I jerked my head toward him, startled by the pretentious sentence and the unaccustomed somberness of his tone.

". . . of time," he repeated for emphasis. "Then that person must needs try at least to understand that domain a little bit, to learn a little bit about it.

"Tell you what," and now his voice had reverted to its old lightness, as though he had resolved something in his mind.

"I think you should go with Benny and Calvert. Perhaps if you could speak to Melchoir you'd understand more. He's very wise. You'd learn there's no such thing as normal or average or any of the other ideas you've been babbling about. Numbers don't live in time.

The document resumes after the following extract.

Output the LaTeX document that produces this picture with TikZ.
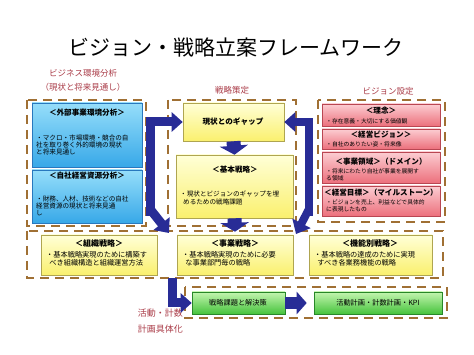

They inhabit their own domain. You could start trying to bring a little of that intelligence you people claim to the whole matter.

"Yes, good idea," he said firmly. "Go with them and find Melchoir. Talk to him.

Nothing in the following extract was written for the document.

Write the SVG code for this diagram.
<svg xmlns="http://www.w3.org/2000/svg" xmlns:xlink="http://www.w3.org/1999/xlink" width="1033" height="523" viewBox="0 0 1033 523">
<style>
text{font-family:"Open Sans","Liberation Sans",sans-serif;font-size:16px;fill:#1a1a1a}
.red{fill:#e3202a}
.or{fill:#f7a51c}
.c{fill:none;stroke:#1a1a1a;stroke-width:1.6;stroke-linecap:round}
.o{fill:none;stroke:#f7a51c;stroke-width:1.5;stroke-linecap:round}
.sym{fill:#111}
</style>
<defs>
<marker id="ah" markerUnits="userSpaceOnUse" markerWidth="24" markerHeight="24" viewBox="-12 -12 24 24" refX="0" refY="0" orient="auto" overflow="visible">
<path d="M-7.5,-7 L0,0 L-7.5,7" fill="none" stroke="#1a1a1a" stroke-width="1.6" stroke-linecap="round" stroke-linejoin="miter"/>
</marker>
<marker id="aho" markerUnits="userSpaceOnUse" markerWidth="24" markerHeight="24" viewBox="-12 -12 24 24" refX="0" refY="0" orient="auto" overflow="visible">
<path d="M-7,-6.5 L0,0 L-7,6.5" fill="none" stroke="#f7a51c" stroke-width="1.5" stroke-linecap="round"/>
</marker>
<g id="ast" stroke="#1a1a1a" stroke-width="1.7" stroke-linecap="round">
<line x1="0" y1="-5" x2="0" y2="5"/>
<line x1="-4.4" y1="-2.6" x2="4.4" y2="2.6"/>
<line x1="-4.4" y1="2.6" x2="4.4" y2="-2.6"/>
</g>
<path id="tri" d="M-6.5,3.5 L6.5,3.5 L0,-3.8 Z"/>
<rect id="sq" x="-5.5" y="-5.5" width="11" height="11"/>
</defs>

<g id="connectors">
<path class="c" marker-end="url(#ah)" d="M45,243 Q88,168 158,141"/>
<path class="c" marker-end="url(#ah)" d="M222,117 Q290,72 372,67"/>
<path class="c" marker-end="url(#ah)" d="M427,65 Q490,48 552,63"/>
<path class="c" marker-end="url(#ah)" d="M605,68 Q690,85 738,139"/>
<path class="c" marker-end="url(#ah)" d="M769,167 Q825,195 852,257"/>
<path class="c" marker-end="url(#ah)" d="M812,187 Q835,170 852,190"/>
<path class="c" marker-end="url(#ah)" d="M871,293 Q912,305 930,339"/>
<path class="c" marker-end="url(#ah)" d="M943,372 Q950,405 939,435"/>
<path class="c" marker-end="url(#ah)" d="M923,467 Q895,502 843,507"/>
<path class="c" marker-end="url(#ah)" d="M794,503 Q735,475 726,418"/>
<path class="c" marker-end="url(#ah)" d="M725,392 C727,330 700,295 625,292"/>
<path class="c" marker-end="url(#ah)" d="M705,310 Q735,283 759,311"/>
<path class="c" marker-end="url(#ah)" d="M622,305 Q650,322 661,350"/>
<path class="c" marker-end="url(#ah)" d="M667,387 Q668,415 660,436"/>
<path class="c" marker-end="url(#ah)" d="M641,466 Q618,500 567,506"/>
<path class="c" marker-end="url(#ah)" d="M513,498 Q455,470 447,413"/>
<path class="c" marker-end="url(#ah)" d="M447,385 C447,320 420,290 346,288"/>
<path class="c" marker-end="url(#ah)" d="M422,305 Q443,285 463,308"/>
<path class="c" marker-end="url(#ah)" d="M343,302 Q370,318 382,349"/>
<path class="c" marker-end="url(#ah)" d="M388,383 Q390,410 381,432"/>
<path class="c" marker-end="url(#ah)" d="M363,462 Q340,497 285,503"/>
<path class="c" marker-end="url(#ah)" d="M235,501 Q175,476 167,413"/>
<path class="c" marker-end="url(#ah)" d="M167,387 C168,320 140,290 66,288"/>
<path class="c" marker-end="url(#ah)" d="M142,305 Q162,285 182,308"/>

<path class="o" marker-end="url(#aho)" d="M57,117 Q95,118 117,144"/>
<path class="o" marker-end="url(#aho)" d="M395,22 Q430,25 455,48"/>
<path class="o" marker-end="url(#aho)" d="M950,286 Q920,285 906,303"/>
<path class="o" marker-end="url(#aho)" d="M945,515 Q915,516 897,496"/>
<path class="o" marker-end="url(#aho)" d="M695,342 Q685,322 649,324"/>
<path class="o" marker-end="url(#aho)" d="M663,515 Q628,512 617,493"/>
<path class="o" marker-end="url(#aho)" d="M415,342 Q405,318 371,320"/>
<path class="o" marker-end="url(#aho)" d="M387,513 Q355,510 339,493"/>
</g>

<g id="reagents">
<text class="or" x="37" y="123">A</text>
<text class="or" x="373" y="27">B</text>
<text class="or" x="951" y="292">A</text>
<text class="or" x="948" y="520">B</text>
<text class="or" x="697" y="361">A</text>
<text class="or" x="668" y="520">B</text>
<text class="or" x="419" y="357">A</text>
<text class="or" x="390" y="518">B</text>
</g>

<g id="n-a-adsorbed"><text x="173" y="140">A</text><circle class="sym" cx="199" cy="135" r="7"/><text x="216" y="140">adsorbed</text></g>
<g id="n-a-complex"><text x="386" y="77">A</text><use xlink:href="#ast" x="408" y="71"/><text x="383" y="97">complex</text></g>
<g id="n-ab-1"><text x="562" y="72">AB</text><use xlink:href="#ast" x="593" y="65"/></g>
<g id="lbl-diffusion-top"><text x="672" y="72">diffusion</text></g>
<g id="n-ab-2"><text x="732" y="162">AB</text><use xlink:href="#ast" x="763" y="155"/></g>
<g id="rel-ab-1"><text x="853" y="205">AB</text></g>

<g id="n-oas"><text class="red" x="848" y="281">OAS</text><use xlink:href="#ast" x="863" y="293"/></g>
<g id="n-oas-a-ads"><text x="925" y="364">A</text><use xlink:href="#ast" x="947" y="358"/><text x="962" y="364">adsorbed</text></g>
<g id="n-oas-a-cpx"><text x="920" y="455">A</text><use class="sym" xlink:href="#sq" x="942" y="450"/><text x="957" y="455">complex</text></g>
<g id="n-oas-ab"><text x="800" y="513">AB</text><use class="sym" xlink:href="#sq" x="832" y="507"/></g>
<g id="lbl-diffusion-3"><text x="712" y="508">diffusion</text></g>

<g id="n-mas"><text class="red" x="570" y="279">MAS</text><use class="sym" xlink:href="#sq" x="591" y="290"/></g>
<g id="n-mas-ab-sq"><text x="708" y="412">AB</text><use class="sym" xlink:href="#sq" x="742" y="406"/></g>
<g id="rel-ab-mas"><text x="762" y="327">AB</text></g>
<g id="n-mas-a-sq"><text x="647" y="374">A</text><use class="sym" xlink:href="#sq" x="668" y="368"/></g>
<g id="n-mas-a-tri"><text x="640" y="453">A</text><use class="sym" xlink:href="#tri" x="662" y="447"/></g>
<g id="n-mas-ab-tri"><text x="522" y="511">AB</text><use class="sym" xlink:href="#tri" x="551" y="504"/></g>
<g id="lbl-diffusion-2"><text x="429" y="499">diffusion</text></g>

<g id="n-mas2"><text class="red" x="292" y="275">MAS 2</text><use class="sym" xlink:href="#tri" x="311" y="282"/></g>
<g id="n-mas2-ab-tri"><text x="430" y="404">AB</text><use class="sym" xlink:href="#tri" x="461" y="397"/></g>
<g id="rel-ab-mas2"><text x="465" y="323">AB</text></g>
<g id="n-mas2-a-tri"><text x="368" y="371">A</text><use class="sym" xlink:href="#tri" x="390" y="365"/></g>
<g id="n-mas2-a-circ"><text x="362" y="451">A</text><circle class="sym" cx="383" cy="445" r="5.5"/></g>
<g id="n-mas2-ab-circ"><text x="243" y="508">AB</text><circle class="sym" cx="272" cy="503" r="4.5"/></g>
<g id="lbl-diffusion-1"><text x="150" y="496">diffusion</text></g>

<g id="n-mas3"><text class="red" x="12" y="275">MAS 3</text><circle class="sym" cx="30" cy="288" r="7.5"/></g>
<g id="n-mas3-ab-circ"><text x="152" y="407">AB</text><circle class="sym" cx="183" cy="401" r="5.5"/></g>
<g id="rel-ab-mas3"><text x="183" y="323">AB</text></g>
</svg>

"And think about this, too," he added in afterthought. "You're really already over your so-called life-time limit. You survived polio, you know, that contingency, when you weren't supposed to. Would have been cut out of time when you were six years old," he snorted.

I'd forgotten how I'd nearly died in 1946 from my bout with polio. How the doctors had given up hope within hours of my arrival in the quarantine ward of Los Angeles County General Hospital, desperately ill, burning up with polio's fever, its dread paralysis creeping its way toward my chest until it reached that inevitable destination and forced me into the wheezing clamor of the huge iron lung. My parents had been told I wouldn't live; told I was dying. Funny how that close call had slipped from memory. How that fact of near-death, that contingency, had become obscured in all the years of rehabilitation, of learning how to get around, disabled, in the world. Had become obscured by the very stuff of life itself, by. . . what?

By things like the childhood rides after dinner in Dad's brown Hudson to the new soft-ice-cream store for a cone--vanilla--that iced my tongue as I licked the creamy thickness into sharp peaks over and over again. By the idle paddling of us kids on surf boards in mountain lakes of vibrant sapphire that contrasted starkly against the deep greens of the pines hovering high overhead up and down the shores. By my nervousness on my wedding day, wishing my maid-of-honor, Susan, would stop weeping, lest in her joyful emotion she cause me to do the same. By the births of my two children and by the feeling of their solid bodies laid across my own for the first time. Yes. . . by the very stuff of life itself.

"But that doesn't mean," I argued, suddenly appalled, "that now I should just be grateful and ready to die."

Max ignored me, said, "Go on now." And with that he shook out his feathers and extended his wings and lifted off into the warm night air, soon disappearing in the dark sky overhead.